#### AVAILABLE RECORDS:
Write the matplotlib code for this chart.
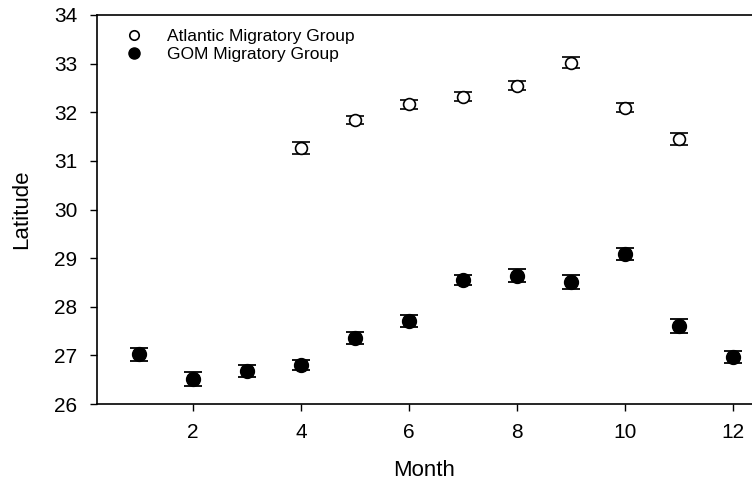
import numpy as np
import matplotlib
matplotlib.use("Agg")
import matplotlib.pyplot as plt

plt.rcParams['font.family'] = ['Liberation Sans', 'DejaVu Sans']

# Atlantic group only observed Apr-Nov
atl_month = [4, 5, 6, 7, 8, 9, 10, 11]
atl_lat = [31.26, 31.84, 32.16, 32.32, 32.55, 33.02, 32.09, 31.45]
atl_err = [0.12, 0.08, 0.09, 0.09, 0.09, 0.11, 0.09, 0.12]

gom_month = [1, 2, 3, 4, 5, 6, 7, 8, 9, 10, 11, 12]
gom_lat = [27.02, 26.51, 26.68, 26.80, 27.36, 27.71, 28.55, 28.64, 28.51, 29.08, 27.61, 26.97]
gom_err = [0.13, 0.14, 0.12, 0.11, 0.12, 0.12, 0.11, 0.13, 0.14, 0.12, 0.14, 0.12]

x_ticks = [2, 4, 6, 8, 10, 12]
y_ticks = [26, 27, 28, 29, 30, 31, 32, 33, 34]

fig = plt.figure(figsize=(7.52, 4.82), dpi=100)
ax = fig.add_axes([97 / 752, 1 - 404 / 482, 1 - 97 / 752, (404 - 15) / 482])

ax.errorbar(atl_month, atl_lat, yerr=atl_err, fmt='o', mfc='white', mec='black',
            mew=1.2, ms=8.5, ecolor='black', elinewidth=1, capsize=6.5, capthick=1.3,
            label='Atlantic Migratory Group', zorder=3)
ax.errorbar(gom_month, gom_lat, yerr=gom_err, fmt='o', mfc='black', mec='black',
            ms=10, ecolor='black', elinewidth=1, capsize=6.5, capthick=1.3,
            label='GOM Migratory Group', zorder=3)

ax.set_xlim(0.22, 12.35)
ax.set_ylim(26, 34)
ax.set_xticks(x_ticks)
ax.set_yticks(y_ticks)
ax.spines['right'].set_visible(False)
for s in ['left', 'bottom', 'top']:
    ax.spines[s].set_linewidth(1.2)
ax.tick_params(direction='out', length=5, width=1, labelsize=15)
ax.tick_params(axis='y', pad=9)
ax.tick_params(axis='x', pad=9)

ax.set_xlabel('Month', fontsize=16, labelpad=13)
ax.set_ylabel('Latitude', fontsize=16, labelpad=16)

handles, labels = ax.get_legend_handles_labels()
handles = [h[0] for h in handles]
ax.legend(handles, labels, loc='upper left', bbox_to_anchor=(0.027, 0.99),
          frameon=False, fontsize=12.5, handlelength=1.0, handletextpad=1.4,
          labelspacing=0.15, borderaxespad=0.2, markerscale=0.8)

fig.savefig('out.png', dpi=100)
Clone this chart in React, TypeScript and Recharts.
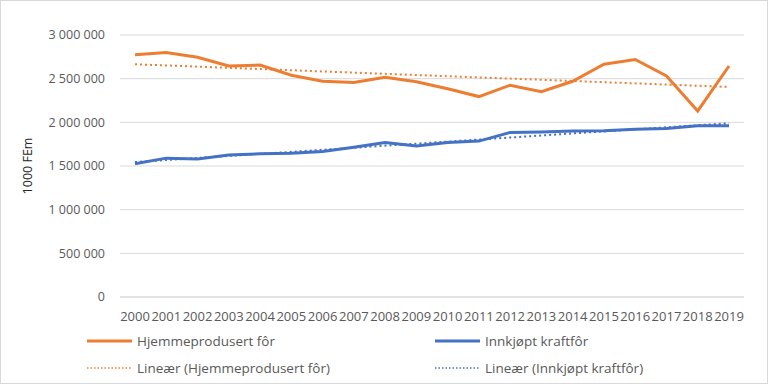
import React from 'react';
import { LineChart, Line, XAxis, YAxis, CartesianGrid, ReferenceLine } from 'recharts';

const years = ['2000','2001','2002','2003','2004','2005','2006','2007','2008','2009','2010','2011','2012','2013','2014','2015','2016','2017','2018','2019'];
const homeProduced = [2775000, 2800000, 2745000, 2645000, 2655000, 2540000, 2470000, 2455000, 2515000, 2465000, 2385000, 2295000, 2425000, 2350000, 2470000, 2665000, 2720000, 2530000, 2130000, 2645000];
const purchasedFeed = [1525000, 1590000, 1580000, 1625000, 1640000, 1645000, 1665000, 1715000, 1770000, 1730000, 1770000, 1785000, 1885000, 1890000, 1900000, 1905000, 1920000, 1930000, 1960000, 1960000];
const trendHomeEnds = [2665000, 2405000];
const trendPurchasedEnds = [1545000, 1990000];
const yTicks = [0, 500000, 1000000, 1500000, 2000000, 2500000, 3000000];

const seriesNames = ['Hjemmeprodusert fôr', 'Innkjøpt kraftfôr', 'Lineær (Hjemmeprodusert fôr)', 'Lineær (Innkjøpt kraftfôr)'];

const data = years.map((y, i) => ({ year: y, home: homeProduced[i], bought: purchasedFeed[i] }));

const ORANGE = '#ED7D31';
const BLUE = '#4472C4';
const FONT = '"Open Sans", "Liberation Sans", sans-serif';

const fmt = (v: number) => String(v).replace(/\B(?=(\d{3})+(?!\d))/g, ' ');

function LegendItem({ color, dashed, label, left, top }: { color: string; dashed: boolean; label: string; left: number; top: number }) {
  return (
    <div style={{ position: 'absolute', left, top, display: 'flex', alignItems: 'center', fontFamily: FONT, fontSize: 13.5, color: '#595959', whiteSpace: 'nowrap', lineHeight: '18px' }}>
      <svg width={46} height={6} style={{ marginRight: 5 }}>
        <line x1={1} y1={3} x2={46} y2={3} stroke={color} strokeWidth={dashed ? 1.5 : 3} strokeDasharray={dashed ? '1.5 2' : undefined} />
      </svg>
      <span>{label}</span>
    </div>
  );
}

export default function App() {
  return (
    <div style={{ position: 'fixed', left: 0, top: 0, width: 768, height: 384, background: '#fff', border: '1px solid #d9d9d9', boxSizing: 'border-box', overflow: 'hidden' }}>
      <div style={{ position: 'absolute', left: -1, top: -1 }}>
        <LineChart width={768} height={384} data={data} margin={{ top: 35, right: 24, bottom: 57, left: 0 }}>
          <CartesianGrid vertical={false} stroke="#d9d9d9" />
          <XAxis
            dataKey="year"
            interval={0}
            tickLine={false}
            axisLine={{ stroke: '#d9d9d9' }}
            height={30}
            tickMargin={9}
            padding={{ left: 15, right: 15 }}
            tick={{ fontFamily: FONT, fontSize: 13, fill: '#595959' }}
          />
          <YAxis
            width={120}
            domain={[0, 3000000]}
            ticks={yTicks}
            tickFormatter={fmt}
            axisLine={false}
            tickLine={false}
            tickMargin={9}
            tick={{ fontFamily: FONT, fontSize: 12.5, fill: '#595959' }}
            label={{ value: '1000 FEm', angle: -90, position: 'center', dx: -32, style: { fontFamily: FONT, fontSize: 12.5, fill: '#262626', textAnchor: 'middle' } }}
          />
          <Line type="linear" dataKey="home" name={seriesNames[0]} stroke={ORANGE} strokeWidth={3} dot={false} isAnimationActive={false} />
          <Line type="linear" dataKey="bought" name={seriesNames[1]} stroke={BLUE} strokeWidth={3} dot={false} isAnimationActive={false} />
          <ReferenceLine
            segment={[{ x: years[0], y: trendHomeEnds[0] }, { x: years[years.length - 1], y: trendHomeEnds[1] }]}
            stroke={ORANGE}
            strokeWidth={2}
            strokeDasharray="2 3"
            ifOverflow="visible"
          />
          <ReferenceLine
            segment={[{ x: years[0], y: trendPurchasedEnds[0] }, { x: years[years.length - 1], y: trendPurchasedEnds[1] }]}
            stroke={BLUE}
            strokeWidth={2}
            strokeDasharray="2 3"
            ifOverflow="visible"
          />
        </LineChart>
      </div>
      <LegendItem color={ORANGE} dashed={false} label={seriesNames[0]} left={85} top={331} />
      <LegendItem color={BLUE} dashed={false} label={seriesNames[1]} left={433} top={331} />
      <LegendItem color={ORANGE} dashed={true} label={seriesNames[2]} left={85} top={358} />
      <LegendItem color={BLUE} dashed={true} label={seriesNames[3]} left={433} top={358} />
    </div>
  );
}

#### WHAT YOU SHOULD DO:
Search the listing for the string "matplotlib". Copy each line where it turns up.

#### CORRECT RESPONSE:
Write the matplotlib code for this chart.
import matplotlib
matplotlib.use("Agg")
import matplotlib.pyplot as plt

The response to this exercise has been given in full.